0000010: 3600 2127 0d00 0a00 7400 6500 7300 7400 6.!'....t.e.s.t.
0000020: 0a
...
vim normal output:
t^@¬ s^@t^@U^@T^@F^@1^@6^@!'^M^@ ^@t^@e^@s^@t^@
EDIT: I ended up using UTF8. Andrei Alexandrescu says it is the best encoding so no big loss. :)
Upvotes: 1
Views: 7023
Reputation: 679
It is easy if you use the C++11
standard (because there are a lot of additional includes like "utf8"

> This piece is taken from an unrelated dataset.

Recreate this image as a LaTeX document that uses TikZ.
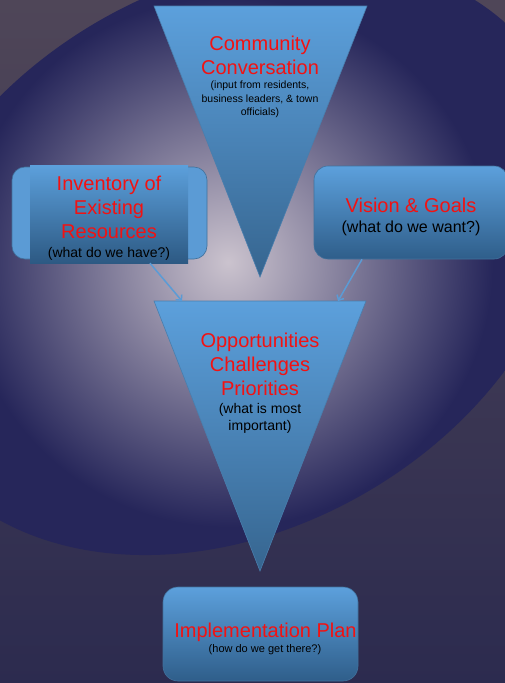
\documentclass[tikz,border=0pt]{standalone}
\usepackage{fontspec}
\setmainfont{Liberation Sans}
\usetikzlibrary{positioning,calc,arrows.meta}
\definecolor{bgtop}{HTML}{4F4658}
\definecolor{bgbot}{HTML}{2C2B4F}
\definecolor{navy}{HTML}{26265A}
\definecolor{glow}{HTML}{CBC3CE}
\definecolor{bluetop}{HTML}{5CA0DC}
\definecolor{bluebot}{HTML}{2F5E8A}
\definecolor{tribot}{HTML}{36658F}
\definecolor{blueline}{HTML}{41719C}
\definecolor{flatblue}{HTML}{5B9BD5}
\definecolor{titlered}{HTML}{F21212}
\begin{document}
\begin{tikzpicture}[x=1pt, y=-1pt, >={Straight Barb[length=4pt,width=8pt]},
  funnel/.style={top color=bluetop, bottom color=tribot, draw=blueline!70!flatblue, line width=.6pt},
  plain box/.style={rectangle, rounded corners=14pt, draw=blueline, line width=.6pt, inner sep=0pt},
  box node/.style={plain box, top color=bluetop, bottom color=bluebot},
  flow/.style={->, draw=flatblue, line width=1.5pt},
  title node/.style={font=\fontsize{20}{24}\selectfont, text=titlered, align=center, inner sep=0pt},
  note node/.style={text=black, align=center, inner sep=0pt}]
\useasboundingbox (0,0) rectangle (505,683);
\clip (0,0) rectangle (505,683);
% backdrop
\shade[top color=bgtop, bottom color=bgbot] (0,0) rectangle (505,683);
\begin{scope}
\clip[shift={(232,257)}, rotate=30.7] (0,0) ellipse [x radius=364, y radius=271];
\fill[navy] (0,0) rectangle (505,683);
\shade[inner color=glow, outer color=navy] (228,262) circle [radius=265];
\end{scope}
% funnels
\coordinate (ccL) at (154,6);
\coordinate (ccR) at (367,6);
\coordinate (ccT) at (260,277);
\shade[funnel] (ccL) -- (ccR) -- (ccT) -- cycle;
\coordinate (oppL) at (154,301);
\coordinate (oppR) at (366,301);
\coordinate (oppT) at (260,571);
\shade[funnel] (oppL) -- (oppR) -- (oppT) -- cycle;
% boxes
\node[plain box, rounded corners=13pt, fill=flatblue, minimum width=195pt, minimum height=92pt] (invbg) at (109.5,213) {};
\node[rectangle, top color=bluetop, bottom color=bluebot!95!black, inner sep=0pt, minimum width=158pt, minimum height=98pt] (inv) at (109,214) {};
\node[box node, minimum width=194pt, minimum height=93pt] (vis) at (411,212.5) {};
\node[box node, rounded corners=15pt, minimum width=195pt, minimum height=94pt] (impl) at (260.5,634) {};
% arrows
\draw[flow] ([xshift=41pt]inv.south) -- ($(oppL)!0.132!(oppR)$);
\draw[flow] ([xshift=-49pt]vis.south) -- ($(oppL)!0.868!(oppR)$);
% texts
\begin{scope}
\node[title node] (cctitle) at (260,55.5) {Community\\Conversation};
\node[note node, font=\fontsize{10.5}{13.5}\selectfont] (ccnote) at (260,99.3) {(input from residents,\\business leaders, \& town\\officials)};
\node[title node] (invtitle) at (109,207) {Inventory of\\Existing\\Resources};
\node[note node, font=\fontsize{14}{17}\selectfont] (invnote) at (109,253.4) {(what do we have?)};
\node[title node] (vistitle) at (411,205.1) {Vision \& Goals};
\node[note node, font=\fontsize{16}{19}\selectfont] (visnote) at (411,228.5) {(what do we want?)};
\node[title node] (opptitle) at (260,364.2) {Opportunities\\Challenges\\Priorities};
\node[note node, font=\fontsize{14}{17}\selectfont] (oppnote) at (260,418) {(what is most\\important)};
\node[title node] (impltitle) at (265.5,632) {Implementation Plan};
\node[note node, font=\fontsize{11}{13}\selectfont] (implnote) at (265,650) {(how do we get there?)};
\end{scope}
\end{tikzpicture}
\end{document}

which solves this problems forever).
But if you want to use multi-platform code with older standards, you can use this method to write with streams:
stxutif.h
to your project from sources above Open the file in ANSI mode and add the BOM to the start of a file, like this:
std::ofstream fs;
fs.open(filepath, std::ios::out|std::ios::binary);
unsigned char smarker[3];
smarker[0] = 0xEF;
smarker[1] = 0xBB;
smarker[2] = 0xBF;
fs << smarker;
fs.close();
Then open the file as UTF
and write your content there:
std::wofstream fs;
fs.open(filepath, std::ios::out|std::ios::app);
std::locale utf8_locale(std::locale(), new utf8cvt<false>);
fs.imbue(utf8_locale);
fs << .. // Write anything you want...
Upvotes: 2
Reputation: 283614
For output, you want to use generate_header
instead of consume_header
.
See http://en.cppreference.com/w/cpp/locale/codecvt_mode
Upvotes: 1
Reputation: 283614
Your similar code -- isn't. You removed the std::ios::binary
style, despite the fact that the documentation says
The byte stream should be written to a binary file; it can be corrupted if written to a text file.
NL->CRLF conversion in ASCII mode isn't going to do pretty things to UTF-16 files, since it will insert one byte 0x0D instead of two bytes 0x00 0x0D.
Upvotes: 3